GOAL: Copy out the whole listing exactly as written, leaving the pictures behind.
-------- INFORMATION SHOWN --------
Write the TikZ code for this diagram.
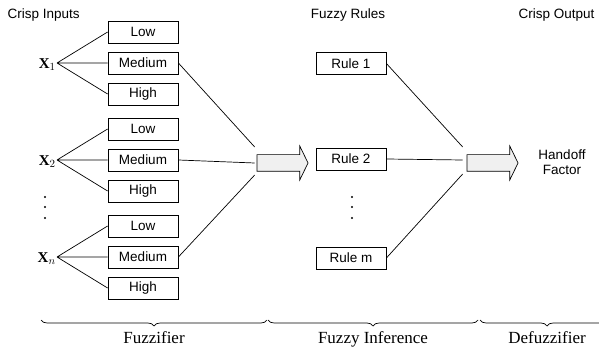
\documentclass[tikz,border=0pt]{standalone}
\usepackage{fontspec}
\setmainfont{Liberation Serif}
\newfontfamily\arialfont{Liberation Sans}
\usetikzlibrary{shapes.arrows,decorations.pathreplacing}
\definecolor{fuzzline}{HTML}{000000}
\definecolor{fuzzfill}{HTML}{F0F0F0}

\tikzset{
  every path/.style={line width=0.7pt},
  setbox/.style={draw, line width=0.8pt, minimum width=70pt, minimum height=22pt, inner sep=0pt,
    font=\arialfont\fontsize{13.5}{15}\selectfont},
  blockarrow/.style={draw, fill=fuzzfill, single arrow, inner xsep=0pt, inner ysep=8pt,
    minimum height=51pt, single arrow head extend=8.5pt, single arrow tip angle=128},
  stagebrace/.style={decorate, decoration={brace, mirror, amplitude=6pt}},
  heading/.style={font=\arialfont\fontsize{13.5}{15}\selectfont},
  stagelabel/.style={font=\fontsize{17}{19}\selectfont},
  inlabel/.style={anchor=east, inner sep=1pt, font=\fontsize{15}{17}\selectfont}
}

\begin{document}
\begin{tikzpicture}[x=1pt, y=-1pt]
\useasboundingbox (0,0) rectangle (599,352);

% headings
\node[heading, anchor=west] (tin) at (4,15) {Crisp Inputs};
\node[heading] (trules) at (348,15) {Fuzzy Rules};
\node[heading, anchor=east] (tout) at (598,15) {Crisp Output};

% membership sets
\node[setbox] (lo1) at (143,32) {Low};
\node[setbox] (me1) at (143,63) {Medium};
\node[setbox] (hi1) at (143,94) {High};
\node[setbox] (lo2) at (143,129) {Low};
\node[setbox] (me2) at (143,160) {Medium};
\node[setbox] (hi2) at (143,191) {High};
\node[setbox] (lo3) at (143,226) {Low};
\node[setbox] (me3) at (143,257) {Medium};
\node[setbox] (hi3) at (143,288) {High};

% inputs
\node[inlabel] (x1) at (57,65) {$\mathbf{X}_1$};
\node[inlabel] (x2) at (57,162) {$\mathbf{X}_2$};
\node[inlabel] (xn) at (57,259) {$\mathbf{X}_n$};

\foreach \x in {x1,x2,xn}
  \coordinate (\x f) at ([yshift=2pt]\x.east);
\draw (x1f) -- (lo1.west) (x1f) -- (me1.west) (x1f) -- (hi1.west);
\draw (x2f) -- (lo2.west) (x2f) -- (me2.west) (x2f) -- (hi2.west);
\draw (xnf) -- (lo3.west) (xnf) -- (me3.west) (xnf) -- (hi3.west);

\foreach \y in {197,207,218} {
  \fill (45,\y) circle (1.2pt);
  \fill (352,\y) circle (1.2pt);
}

% fuzzifier output
\node[blockarrow] (arr1) at (280.5,163) {};
\draw (me1.east) -- ([xshift=-2pt,yshift=16pt]arr1.west);
\draw (me2.east) -- ([xshift=-2pt]arr1.west);
\draw (me3.east) -- ([xshift=-2pt,yshift=-12pt]arr1.west);

% rules
\node[setbox] (r1) at (351,63.5) {Rule 1};
\node[setbox] (r2) at (351,159) {Rule 2};
\node[setbox] (rm) at (351,258) {Rule m};

\node[blockarrow] (arr2) at (490.5,163) {};
\draw (r1.east) -- ([xshift=-4pt,yshift=16pt]arr2.west);
\draw (r2.east) -- ([xshift=-4pt,yshift=3pt]arr2.west);
\draw (rm.east) -- ([xshift=-4pt,yshift=-11pt]arr2.west);

\node[heading, align=center] (hf) at (562,162) {Handoff\\Factor};

% stages
\draw[stagebrace] (41,320) -- (267,320) node[midway, below=8pt, stagelabel] (fz) {Fuzzifier};
\draw[stagebrace] (268,320) -- (478,320) node[midway, below=8pt, stagelabel] (fi) {Fuzzy Inference};
\draw[stagebrace] (480,320) -- (614,320);
\node[stagelabel] (df) at (547,338) {Defuzzifier};
\end{tikzpicture}
\end{document}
--------
TASK RESULT:
Write the TikZ code for this diagram.
\documentclass[tikz,border=0pt]{standalone}
\usepackage{fontspec}
\setmainfont{Liberation Serif}
\newfontfamily\arialfont{Liberation Sans}
\usetikzlibrary{shapes.arrows,decorations.pathreplacing}
\definecolor{fuzzline}{HTML}{000000}
\definecolor{fuzzfill}{HTML}{F0F0F0}

\tikzset{
  every path/.style={line width=0.7pt},
  setbox/.style={draw, line width=0.8pt, minimum width=70pt, minimum height=22pt, inner sep=0pt,
    font=\arialfont\fontsize{13.5}{15}\selectfont},
  blockarrow/.style={draw, fill=fuzzfill, single arrow, inner xsep=0pt, inner ysep=8pt,
    minimum height=51pt, single arrow head extend=8.5pt, single arrow tip angle=128},
  stagebrace/.style={decorate, decoration={brace, mirror, amplitude=6pt}},
  heading/.style={font=\arialfont\fontsize{13.5}{15}\selectfont},
  stagelabel/.style={font=\fontsize{17}{19}\selectfont},
  inlabel/.style={anchor=east, inner sep=1pt, font=\fontsize{15}{17}\selectfont}
}

\begin{document}
\begin{tikzpicture}[x=1pt, y=-1pt]
\useasboundingbox (0,0) rectangle (599,352);

% headings
\node[heading, anchor=west] (tin) at (4,15) {Crisp Inputs};
\node[heading] (trules) at (348,15) {Fuzzy Rules};
\node[heading, anchor=east] (tout) at (598,15) {Crisp Output};

% membership sets
\node[setbox] (lo1) at (143,32) {Low};
\node[setbox] (me1) at (143,63) {Medium};
\node[setbox] (hi1) at (143,94) {High};
\node[setbox] (lo2) at (143,129) {Low};
\node[setbox] (me2) at (143,160) {Medium};
\node[setbox] (hi2) at (143,191) {High};
\node[setbox] (lo3) at (143,226) {Low};
\node[setbox] (me3) at (143,257) {Medium};
\node[setbox] (hi3) at (143,288) {High};

% inputs
\node[inlabel] (x1) at (57,65) {$\mathbf{X}_1$};
\node[inlabel] (x2) at (57,162) {$\mathbf{X}_2$};
\node[inlabel] (xn) at (57,259) {$\mathbf{X}_n$};

\foreach \x in {x1,x2,xn}
  \coordinate (\x f) at ([yshift=2pt]\x.east);
\draw (x1f) -- (lo1.west) (x1f) -- (me1.west) (x1f) -- (hi1.west);
\draw (x2f) -- (lo2.west) (x2f) -- (me2.west) (x2f) -- (hi2.west);
\draw (xnf) -- (lo3.west) (xnf) -- (me3.west) (xnf) -- (hi3.west);

\foreach \y in {197,207,218} {
  \fill (45,\y) circle (1.2pt);
  \fill (352,\y) circle (1.2pt);
}

% fuzzifier output
\node[blockarrow] (arr1) at (280.5,163) {};
\draw (me1.east) -- ([xshift=-2pt,yshift=16pt]arr1.west);
\draw (me2.east) -- ([xshift=-2pt]arr1.west);
\draw (me3.east) -- ([xshift=-2pt,yshift=-12pt]arr1.west);

% rules
\node[setbox] (r1) at (351,63.5) {Rule 1};
\node[setbox] (r2) at (351,159) {Rule 2};
\node[setbox] (rm) at (351,258) {Rule m};

\node[blockarrow] (arr2) at (490.5,163) {};
\draw (r1.east) -- ([xshift=-4pt,yshift=16pt]arr2.west);
\draw (r2.east) -- ([xshift=-4pt,yshift=3pt]arr2.west);
\draw (rm.east) -- ([xshift=-4pt,yshift=-11pt]arr2.west);

\node[heading, align=center] (hf) at (562,162) {Handoff\\Factor};

% stages
\draw[stagebrace] (41,320) -- (267,320) node[midway, below=8pt, stagelabel] (fz) {Fuzzifier};
\draw[stagebrace] (268,320) -- (478,320) node[midway, below=8pt, stagelabel] (fi) {Fuzzy Inference};
\draw[stagebrace] (480,320) -- (614,320);
\node[stagelabel] (df) at (547,338) {Defuzzifier};
\end{tikzpicture}
\end{document}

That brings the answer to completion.